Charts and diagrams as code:
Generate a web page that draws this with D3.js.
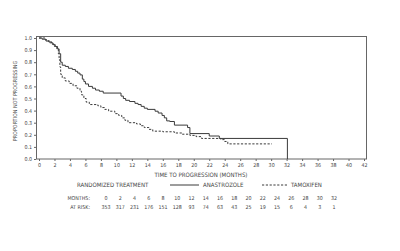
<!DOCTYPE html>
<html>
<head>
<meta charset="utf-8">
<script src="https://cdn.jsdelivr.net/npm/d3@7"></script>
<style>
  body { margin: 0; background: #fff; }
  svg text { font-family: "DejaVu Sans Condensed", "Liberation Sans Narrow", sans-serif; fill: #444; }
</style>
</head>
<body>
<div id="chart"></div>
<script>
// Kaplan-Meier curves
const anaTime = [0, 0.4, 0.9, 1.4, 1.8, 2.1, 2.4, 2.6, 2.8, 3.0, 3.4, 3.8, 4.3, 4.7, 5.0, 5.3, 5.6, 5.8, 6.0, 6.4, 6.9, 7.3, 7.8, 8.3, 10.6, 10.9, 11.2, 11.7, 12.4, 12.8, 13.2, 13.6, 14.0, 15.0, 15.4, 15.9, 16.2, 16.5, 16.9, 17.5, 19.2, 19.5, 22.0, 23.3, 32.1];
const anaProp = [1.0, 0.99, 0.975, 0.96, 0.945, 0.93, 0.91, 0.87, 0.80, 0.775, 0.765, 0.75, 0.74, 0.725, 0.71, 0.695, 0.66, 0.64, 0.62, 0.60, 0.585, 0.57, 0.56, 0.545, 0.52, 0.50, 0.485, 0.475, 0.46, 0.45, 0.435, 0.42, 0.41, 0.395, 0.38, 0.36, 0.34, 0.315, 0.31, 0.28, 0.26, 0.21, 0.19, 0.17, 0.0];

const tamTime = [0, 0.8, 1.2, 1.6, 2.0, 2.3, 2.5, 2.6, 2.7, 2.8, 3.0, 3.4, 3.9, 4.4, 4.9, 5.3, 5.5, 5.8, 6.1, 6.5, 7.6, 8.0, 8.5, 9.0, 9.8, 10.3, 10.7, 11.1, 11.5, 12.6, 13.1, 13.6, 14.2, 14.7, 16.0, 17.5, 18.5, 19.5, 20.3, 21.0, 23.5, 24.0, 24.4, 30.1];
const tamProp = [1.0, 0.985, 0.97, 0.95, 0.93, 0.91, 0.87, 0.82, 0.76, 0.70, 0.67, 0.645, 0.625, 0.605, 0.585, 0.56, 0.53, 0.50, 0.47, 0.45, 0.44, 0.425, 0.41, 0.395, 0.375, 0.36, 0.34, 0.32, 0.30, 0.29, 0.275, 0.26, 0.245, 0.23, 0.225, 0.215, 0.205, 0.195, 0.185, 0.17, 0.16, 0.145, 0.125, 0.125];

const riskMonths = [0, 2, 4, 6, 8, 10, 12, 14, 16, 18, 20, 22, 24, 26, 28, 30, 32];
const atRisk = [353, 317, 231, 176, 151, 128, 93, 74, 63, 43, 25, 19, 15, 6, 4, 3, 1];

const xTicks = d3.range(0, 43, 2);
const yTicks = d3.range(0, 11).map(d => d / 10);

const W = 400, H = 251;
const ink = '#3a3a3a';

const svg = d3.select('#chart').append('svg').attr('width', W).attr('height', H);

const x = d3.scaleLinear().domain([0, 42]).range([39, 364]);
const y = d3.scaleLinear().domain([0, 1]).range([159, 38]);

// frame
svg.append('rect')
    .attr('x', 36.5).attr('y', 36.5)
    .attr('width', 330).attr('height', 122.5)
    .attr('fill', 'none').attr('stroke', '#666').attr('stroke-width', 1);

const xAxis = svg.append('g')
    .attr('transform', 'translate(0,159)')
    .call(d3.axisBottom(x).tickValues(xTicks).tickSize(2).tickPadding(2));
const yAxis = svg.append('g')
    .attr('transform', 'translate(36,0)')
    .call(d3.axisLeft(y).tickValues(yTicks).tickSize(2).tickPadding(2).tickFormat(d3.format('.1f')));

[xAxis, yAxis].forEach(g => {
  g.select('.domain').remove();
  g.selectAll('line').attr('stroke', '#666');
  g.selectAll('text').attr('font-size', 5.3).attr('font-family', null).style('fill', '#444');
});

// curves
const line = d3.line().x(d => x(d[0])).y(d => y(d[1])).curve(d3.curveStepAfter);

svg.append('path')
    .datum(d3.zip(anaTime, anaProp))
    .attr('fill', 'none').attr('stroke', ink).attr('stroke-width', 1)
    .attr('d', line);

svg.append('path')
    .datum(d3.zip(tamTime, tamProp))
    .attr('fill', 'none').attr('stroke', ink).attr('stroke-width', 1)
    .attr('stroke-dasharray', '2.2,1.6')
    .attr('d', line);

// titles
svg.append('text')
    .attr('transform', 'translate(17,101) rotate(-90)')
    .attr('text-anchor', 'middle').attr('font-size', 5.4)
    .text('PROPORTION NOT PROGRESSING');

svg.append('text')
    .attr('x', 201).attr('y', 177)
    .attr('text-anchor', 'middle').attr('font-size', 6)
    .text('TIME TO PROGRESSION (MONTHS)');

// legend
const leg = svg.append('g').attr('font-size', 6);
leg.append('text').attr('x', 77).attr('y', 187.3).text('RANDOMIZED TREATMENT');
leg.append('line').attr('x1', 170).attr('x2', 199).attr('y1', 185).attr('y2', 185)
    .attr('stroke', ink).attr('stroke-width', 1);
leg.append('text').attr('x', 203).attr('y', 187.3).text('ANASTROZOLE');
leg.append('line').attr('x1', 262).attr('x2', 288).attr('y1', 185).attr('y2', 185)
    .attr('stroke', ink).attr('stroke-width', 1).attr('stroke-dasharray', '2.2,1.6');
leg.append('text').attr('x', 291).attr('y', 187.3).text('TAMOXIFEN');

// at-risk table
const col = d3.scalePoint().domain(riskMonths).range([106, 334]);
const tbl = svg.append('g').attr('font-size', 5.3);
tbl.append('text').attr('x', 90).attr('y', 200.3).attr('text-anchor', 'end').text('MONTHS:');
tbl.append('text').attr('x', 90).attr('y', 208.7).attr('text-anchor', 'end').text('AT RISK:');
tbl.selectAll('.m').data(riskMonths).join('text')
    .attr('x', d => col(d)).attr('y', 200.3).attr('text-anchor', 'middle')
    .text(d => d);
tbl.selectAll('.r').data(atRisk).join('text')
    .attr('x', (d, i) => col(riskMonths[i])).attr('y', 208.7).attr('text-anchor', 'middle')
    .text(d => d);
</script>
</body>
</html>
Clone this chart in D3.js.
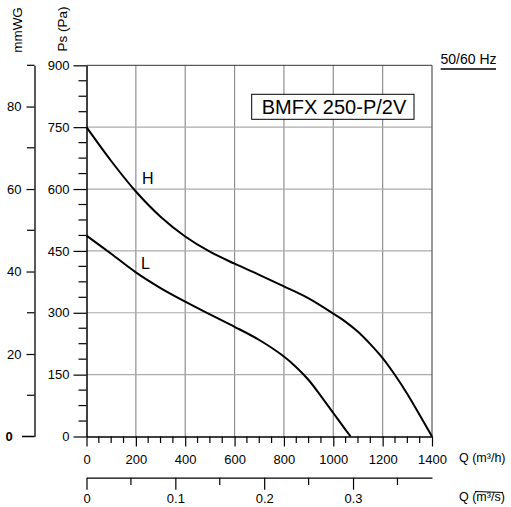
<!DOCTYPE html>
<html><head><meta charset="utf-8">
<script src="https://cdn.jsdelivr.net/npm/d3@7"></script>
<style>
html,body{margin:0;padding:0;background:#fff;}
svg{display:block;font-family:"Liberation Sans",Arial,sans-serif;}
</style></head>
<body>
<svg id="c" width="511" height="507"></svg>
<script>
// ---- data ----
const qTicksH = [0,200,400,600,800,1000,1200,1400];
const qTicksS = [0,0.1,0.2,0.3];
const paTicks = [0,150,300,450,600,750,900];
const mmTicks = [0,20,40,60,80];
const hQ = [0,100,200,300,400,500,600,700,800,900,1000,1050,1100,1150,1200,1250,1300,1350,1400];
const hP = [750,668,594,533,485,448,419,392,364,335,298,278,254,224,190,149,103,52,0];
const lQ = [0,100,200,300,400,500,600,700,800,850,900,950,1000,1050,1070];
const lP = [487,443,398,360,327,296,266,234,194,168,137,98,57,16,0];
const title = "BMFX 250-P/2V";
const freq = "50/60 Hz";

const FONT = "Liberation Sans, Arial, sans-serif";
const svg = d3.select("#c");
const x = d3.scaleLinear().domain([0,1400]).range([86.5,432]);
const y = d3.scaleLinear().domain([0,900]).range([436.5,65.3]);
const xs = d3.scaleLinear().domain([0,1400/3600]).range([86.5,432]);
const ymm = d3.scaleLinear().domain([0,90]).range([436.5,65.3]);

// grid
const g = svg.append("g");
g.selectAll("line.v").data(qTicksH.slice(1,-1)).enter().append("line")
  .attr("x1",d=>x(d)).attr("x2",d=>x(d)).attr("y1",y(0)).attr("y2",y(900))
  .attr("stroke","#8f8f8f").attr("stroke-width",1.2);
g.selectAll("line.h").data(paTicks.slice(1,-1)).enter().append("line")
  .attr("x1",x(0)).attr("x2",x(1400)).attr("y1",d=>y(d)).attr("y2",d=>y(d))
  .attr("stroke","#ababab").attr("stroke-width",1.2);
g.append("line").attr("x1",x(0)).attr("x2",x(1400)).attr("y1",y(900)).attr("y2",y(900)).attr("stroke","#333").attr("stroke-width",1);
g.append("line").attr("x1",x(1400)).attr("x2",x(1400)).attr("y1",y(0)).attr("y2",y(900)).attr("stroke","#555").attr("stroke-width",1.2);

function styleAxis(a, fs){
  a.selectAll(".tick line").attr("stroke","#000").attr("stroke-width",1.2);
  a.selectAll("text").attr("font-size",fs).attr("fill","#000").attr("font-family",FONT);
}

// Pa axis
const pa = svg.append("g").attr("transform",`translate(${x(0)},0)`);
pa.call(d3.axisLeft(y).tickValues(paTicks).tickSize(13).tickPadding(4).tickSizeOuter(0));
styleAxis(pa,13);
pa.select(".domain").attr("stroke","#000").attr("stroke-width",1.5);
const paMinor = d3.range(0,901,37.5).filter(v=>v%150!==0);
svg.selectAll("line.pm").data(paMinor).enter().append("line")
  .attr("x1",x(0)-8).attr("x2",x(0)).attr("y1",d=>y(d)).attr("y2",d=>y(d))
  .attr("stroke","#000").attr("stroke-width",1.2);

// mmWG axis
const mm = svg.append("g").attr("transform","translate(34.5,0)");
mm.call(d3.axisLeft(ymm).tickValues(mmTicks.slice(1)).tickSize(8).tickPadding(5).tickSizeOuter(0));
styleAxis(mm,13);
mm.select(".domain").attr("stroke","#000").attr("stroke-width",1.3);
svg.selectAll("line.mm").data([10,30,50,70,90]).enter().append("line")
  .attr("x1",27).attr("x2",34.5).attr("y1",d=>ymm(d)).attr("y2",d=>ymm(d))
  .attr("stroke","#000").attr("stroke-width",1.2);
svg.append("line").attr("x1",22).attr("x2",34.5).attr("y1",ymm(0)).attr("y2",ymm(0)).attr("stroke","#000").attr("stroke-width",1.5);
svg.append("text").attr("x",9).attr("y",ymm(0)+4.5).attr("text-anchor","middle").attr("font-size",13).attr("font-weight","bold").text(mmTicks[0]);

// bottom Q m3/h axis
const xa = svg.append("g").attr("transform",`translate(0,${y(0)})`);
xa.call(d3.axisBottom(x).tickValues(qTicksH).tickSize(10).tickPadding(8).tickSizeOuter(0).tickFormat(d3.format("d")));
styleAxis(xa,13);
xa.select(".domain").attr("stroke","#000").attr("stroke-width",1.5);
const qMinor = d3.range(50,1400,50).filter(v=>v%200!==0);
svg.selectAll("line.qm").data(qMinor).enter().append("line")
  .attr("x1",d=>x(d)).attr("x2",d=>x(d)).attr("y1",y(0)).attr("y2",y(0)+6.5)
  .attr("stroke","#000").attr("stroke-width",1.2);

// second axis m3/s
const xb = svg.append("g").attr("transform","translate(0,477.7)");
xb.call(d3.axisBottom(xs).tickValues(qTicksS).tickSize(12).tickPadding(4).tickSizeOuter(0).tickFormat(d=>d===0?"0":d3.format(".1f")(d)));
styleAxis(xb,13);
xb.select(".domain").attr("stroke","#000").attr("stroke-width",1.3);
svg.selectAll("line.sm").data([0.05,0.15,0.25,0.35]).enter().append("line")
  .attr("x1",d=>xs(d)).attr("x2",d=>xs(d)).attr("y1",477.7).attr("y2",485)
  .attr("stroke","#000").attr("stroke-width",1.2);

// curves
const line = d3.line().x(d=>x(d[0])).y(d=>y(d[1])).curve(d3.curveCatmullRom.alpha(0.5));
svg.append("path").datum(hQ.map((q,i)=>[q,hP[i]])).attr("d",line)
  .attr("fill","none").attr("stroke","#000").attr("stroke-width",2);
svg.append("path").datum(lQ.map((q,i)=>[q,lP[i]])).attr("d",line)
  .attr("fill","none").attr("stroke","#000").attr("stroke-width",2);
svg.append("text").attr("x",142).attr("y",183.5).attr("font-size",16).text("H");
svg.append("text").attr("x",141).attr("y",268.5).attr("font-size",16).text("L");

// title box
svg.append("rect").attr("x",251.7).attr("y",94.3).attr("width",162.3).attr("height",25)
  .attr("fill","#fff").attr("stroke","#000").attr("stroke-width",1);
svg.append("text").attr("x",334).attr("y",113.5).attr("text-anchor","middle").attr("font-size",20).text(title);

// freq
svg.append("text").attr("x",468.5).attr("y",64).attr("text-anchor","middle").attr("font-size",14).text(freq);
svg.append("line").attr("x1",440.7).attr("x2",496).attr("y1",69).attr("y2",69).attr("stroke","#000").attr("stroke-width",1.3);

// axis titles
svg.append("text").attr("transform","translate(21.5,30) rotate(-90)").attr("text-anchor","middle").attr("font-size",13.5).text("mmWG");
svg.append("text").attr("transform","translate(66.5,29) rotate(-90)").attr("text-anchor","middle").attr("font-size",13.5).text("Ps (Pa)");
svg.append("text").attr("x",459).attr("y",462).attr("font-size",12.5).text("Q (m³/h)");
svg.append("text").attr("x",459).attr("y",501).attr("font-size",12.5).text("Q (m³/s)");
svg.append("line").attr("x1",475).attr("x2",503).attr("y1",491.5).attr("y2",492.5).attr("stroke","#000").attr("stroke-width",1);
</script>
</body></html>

• _AIM_: Give again, exactly, the lines from the start of the data through the one holding "0.19, 0.17, 0.0];"; omit the pictures.

• _SOLUTION TO THE EXERCISE_:
Generate a web page that draws this with D3.js.
<!DOCTYPE html>
<html>
<head>
<meta charset="utf-8">
<script src="https://cdn.jsdelivr.net/npm/d3@7"></script>
<style>
  body { margin: 0; background: #fff; }
  svg text { font-family: "DejaVu Sans Condensed", "Liberation Sans Narrow", sans-serif; fill: #444; }
</style>
</head>
<body>
<div id="chart"></div>
<script>
// Kaplan-Meier curves
const anaTime = [0, 0.4, 0.9, 1.4, 1.8, 2.1, 2.4, 2.6, 2.8, 3.0, 3.4, 3.8, 4.3, 4.7, 5.0, 5.3, 5.6, 5.8, 6.0, 6.4, 6.9, 7.3, 7.8, 8.3, 10.6, 10.9, 11.2, 11.7, 12.4, 12.8, 13.2, 13.6, 14.0, 15.0, 15.4, 15.9, 16.2, 16.5, 16.9, 17.5, 19.2, 19.5, 22.0, 23.3, 32.1];
const anaProp = [1.0, 0.99, 0.975, 0.96, 0.945, 0.93, 0.91, 0.87, 0.80, 0.775, 0.765, 0.75, 0.74, 0.725, 0.71, 0.695, 0.66, 0.64, 0.62, 0.60, 0.585, 0.57, 0.56, 0.545, 0.52, 0.50, 0.485, 0.475, 0.46, 0.45, 0.435, 0.42, 0.41, 0.395, 0.38, 0.36, 0.34, 0.315, 0.31, 0.28, 0.26, 0.21, 0.19, 0.17, 0.0];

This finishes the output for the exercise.